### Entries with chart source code
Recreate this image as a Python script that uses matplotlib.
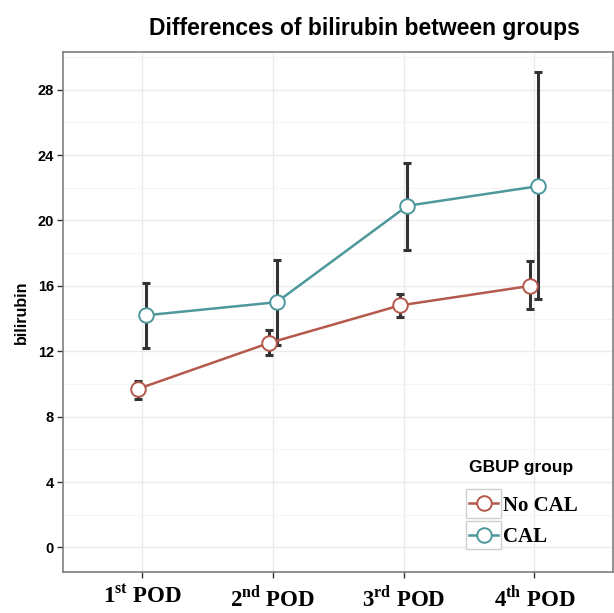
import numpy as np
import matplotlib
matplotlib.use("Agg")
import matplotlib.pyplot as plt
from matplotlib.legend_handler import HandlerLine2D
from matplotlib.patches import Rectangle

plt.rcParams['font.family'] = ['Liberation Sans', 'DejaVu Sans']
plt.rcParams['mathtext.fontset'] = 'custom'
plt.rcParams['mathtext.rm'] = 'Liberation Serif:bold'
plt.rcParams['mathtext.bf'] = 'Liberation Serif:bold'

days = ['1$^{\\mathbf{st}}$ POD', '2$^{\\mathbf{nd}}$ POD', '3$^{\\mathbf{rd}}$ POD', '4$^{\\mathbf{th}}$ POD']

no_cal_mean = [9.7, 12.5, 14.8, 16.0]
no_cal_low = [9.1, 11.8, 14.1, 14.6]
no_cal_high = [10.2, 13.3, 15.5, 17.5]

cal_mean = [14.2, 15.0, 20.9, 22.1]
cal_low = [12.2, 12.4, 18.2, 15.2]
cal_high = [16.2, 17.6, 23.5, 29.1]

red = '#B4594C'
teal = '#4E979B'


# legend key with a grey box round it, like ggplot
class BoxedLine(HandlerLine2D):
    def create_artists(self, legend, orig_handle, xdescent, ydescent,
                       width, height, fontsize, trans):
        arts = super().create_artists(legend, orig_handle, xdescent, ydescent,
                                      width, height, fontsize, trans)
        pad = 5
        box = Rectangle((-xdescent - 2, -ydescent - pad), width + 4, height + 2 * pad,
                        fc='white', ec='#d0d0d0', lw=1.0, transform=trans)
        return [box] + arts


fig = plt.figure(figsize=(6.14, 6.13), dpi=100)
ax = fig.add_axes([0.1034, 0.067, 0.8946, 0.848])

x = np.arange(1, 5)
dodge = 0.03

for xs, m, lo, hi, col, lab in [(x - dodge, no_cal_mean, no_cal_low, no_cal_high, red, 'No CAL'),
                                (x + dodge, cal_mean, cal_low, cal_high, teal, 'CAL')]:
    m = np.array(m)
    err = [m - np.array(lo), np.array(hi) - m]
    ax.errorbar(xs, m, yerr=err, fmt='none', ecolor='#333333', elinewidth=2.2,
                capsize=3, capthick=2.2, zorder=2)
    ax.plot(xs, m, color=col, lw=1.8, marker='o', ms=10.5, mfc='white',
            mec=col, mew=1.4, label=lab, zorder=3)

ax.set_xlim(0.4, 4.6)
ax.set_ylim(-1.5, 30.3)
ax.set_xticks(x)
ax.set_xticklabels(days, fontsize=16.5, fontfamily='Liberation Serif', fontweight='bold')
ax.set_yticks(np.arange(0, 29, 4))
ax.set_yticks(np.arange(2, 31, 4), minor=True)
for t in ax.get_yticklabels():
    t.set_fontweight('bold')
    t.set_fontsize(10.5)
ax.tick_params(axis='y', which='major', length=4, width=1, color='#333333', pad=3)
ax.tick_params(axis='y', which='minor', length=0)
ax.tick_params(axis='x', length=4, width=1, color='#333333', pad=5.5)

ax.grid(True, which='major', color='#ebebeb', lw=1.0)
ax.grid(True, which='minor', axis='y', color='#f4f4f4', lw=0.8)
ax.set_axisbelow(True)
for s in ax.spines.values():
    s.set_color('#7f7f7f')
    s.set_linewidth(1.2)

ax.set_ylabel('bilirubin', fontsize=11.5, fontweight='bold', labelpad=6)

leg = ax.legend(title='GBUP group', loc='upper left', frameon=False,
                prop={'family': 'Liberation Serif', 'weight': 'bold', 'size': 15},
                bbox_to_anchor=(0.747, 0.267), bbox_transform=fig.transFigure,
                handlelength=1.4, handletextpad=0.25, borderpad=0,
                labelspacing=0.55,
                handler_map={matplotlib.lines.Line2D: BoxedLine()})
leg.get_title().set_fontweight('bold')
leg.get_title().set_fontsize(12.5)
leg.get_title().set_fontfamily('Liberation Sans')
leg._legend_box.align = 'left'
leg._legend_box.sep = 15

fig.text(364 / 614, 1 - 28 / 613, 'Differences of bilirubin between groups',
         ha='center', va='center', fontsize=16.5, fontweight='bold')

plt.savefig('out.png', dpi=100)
--
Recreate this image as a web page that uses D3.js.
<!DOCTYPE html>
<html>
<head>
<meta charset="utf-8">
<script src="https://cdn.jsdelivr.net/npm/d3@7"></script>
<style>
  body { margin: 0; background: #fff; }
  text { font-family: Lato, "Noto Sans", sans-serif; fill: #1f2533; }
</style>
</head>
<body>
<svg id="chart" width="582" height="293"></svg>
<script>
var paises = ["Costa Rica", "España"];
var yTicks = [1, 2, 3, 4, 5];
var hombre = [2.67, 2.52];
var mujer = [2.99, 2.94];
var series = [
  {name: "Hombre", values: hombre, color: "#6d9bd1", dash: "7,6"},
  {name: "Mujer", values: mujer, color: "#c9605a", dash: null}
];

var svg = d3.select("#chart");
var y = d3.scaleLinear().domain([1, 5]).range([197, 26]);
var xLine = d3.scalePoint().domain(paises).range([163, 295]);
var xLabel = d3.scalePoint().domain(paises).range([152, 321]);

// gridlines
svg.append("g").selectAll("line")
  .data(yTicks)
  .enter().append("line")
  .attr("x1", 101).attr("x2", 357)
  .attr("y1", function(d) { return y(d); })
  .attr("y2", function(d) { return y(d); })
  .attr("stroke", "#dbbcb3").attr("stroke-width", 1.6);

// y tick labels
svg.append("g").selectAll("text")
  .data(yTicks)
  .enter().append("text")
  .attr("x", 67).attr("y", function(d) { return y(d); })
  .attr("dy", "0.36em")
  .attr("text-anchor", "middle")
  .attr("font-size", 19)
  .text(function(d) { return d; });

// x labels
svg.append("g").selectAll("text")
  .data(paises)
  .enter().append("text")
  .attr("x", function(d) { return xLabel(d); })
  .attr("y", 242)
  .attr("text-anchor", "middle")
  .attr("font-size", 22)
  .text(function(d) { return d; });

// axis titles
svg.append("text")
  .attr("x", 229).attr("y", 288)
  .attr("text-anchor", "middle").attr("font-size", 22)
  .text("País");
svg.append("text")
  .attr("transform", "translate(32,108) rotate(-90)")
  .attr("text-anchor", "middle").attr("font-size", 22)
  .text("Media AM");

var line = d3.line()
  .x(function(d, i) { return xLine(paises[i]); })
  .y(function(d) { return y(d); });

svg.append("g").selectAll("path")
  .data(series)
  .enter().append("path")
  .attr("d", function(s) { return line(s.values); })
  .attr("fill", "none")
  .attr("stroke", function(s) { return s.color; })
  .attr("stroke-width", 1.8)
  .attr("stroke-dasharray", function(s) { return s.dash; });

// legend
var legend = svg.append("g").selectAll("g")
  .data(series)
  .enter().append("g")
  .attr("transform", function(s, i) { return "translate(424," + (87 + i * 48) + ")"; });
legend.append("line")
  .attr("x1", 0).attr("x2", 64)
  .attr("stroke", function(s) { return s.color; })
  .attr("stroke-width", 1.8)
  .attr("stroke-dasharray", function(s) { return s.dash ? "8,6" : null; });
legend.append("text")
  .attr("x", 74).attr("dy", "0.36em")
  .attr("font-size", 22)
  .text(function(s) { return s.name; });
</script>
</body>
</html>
* * *
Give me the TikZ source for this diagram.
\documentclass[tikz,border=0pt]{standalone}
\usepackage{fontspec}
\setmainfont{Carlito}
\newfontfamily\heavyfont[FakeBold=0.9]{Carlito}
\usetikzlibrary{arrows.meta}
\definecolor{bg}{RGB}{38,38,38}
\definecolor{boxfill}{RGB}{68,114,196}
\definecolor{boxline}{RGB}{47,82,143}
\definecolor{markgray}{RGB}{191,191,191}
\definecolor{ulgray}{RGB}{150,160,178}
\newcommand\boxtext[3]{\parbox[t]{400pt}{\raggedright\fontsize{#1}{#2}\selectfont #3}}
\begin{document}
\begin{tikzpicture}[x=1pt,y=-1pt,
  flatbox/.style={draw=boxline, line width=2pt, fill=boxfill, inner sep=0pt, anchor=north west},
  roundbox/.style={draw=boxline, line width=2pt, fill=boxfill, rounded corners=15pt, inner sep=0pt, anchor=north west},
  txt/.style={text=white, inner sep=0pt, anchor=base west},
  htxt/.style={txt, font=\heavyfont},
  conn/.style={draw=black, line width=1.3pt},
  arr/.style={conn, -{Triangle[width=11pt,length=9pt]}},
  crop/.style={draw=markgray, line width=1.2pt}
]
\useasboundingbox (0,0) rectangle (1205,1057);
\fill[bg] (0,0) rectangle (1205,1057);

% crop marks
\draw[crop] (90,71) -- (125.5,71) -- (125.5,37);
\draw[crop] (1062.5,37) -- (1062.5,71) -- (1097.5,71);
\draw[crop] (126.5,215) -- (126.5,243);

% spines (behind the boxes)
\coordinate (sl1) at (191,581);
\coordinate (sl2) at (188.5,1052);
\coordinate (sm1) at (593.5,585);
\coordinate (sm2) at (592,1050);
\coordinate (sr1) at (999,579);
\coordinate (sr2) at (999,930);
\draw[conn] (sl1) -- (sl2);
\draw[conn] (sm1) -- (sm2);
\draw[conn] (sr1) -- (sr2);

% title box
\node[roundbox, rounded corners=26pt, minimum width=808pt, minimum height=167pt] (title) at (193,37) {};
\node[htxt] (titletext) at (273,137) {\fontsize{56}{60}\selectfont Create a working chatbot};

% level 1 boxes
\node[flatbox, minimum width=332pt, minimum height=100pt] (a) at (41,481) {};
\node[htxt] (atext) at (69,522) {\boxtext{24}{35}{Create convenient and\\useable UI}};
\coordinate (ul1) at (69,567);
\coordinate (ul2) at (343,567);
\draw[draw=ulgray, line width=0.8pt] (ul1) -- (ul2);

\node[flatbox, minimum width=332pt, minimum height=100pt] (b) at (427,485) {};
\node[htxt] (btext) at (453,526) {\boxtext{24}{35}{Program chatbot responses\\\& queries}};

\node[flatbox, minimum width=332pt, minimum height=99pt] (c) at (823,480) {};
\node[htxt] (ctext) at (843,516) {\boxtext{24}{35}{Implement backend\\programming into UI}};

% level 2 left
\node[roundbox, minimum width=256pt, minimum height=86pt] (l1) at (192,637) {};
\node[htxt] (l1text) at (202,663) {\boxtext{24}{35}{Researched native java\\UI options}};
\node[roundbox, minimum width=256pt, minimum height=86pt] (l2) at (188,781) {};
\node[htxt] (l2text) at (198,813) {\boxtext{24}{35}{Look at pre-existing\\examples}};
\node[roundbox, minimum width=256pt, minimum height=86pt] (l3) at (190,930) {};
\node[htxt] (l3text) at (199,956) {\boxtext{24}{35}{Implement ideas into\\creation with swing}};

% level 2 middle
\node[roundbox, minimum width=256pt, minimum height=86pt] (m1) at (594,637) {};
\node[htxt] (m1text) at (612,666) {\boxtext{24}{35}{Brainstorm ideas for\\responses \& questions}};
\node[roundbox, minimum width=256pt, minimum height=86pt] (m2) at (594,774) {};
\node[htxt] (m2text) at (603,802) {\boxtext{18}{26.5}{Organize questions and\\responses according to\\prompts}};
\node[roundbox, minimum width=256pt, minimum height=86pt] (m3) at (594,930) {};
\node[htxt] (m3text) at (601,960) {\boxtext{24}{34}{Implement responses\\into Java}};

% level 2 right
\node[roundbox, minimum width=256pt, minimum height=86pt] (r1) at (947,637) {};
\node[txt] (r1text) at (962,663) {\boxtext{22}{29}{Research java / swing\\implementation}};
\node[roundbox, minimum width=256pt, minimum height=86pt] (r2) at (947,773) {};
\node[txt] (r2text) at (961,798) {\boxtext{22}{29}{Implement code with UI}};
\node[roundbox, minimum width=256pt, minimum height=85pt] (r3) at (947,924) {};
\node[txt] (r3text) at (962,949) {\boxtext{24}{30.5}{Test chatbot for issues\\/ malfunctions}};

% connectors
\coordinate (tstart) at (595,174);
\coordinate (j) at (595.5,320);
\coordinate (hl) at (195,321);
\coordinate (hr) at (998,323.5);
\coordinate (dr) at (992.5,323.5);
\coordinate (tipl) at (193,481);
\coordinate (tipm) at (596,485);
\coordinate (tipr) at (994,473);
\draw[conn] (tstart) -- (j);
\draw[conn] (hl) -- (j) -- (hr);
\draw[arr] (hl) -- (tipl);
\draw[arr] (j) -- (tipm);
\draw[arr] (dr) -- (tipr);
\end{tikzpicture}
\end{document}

### Short task
Each line above that includes "matplotlib" should be shown.

### Exercise output
Recreate this image as a Python script that uses matplotlib.
import matplotlib
matplotlib.use("Agg")
import matplotlib.pyplot as plt
from matplotlib.legend_handler import HandlerLine2D
from matplotlib.patches import Rectangle
                handler_map={matplotlib.lines.Line2D: BoxedLine()})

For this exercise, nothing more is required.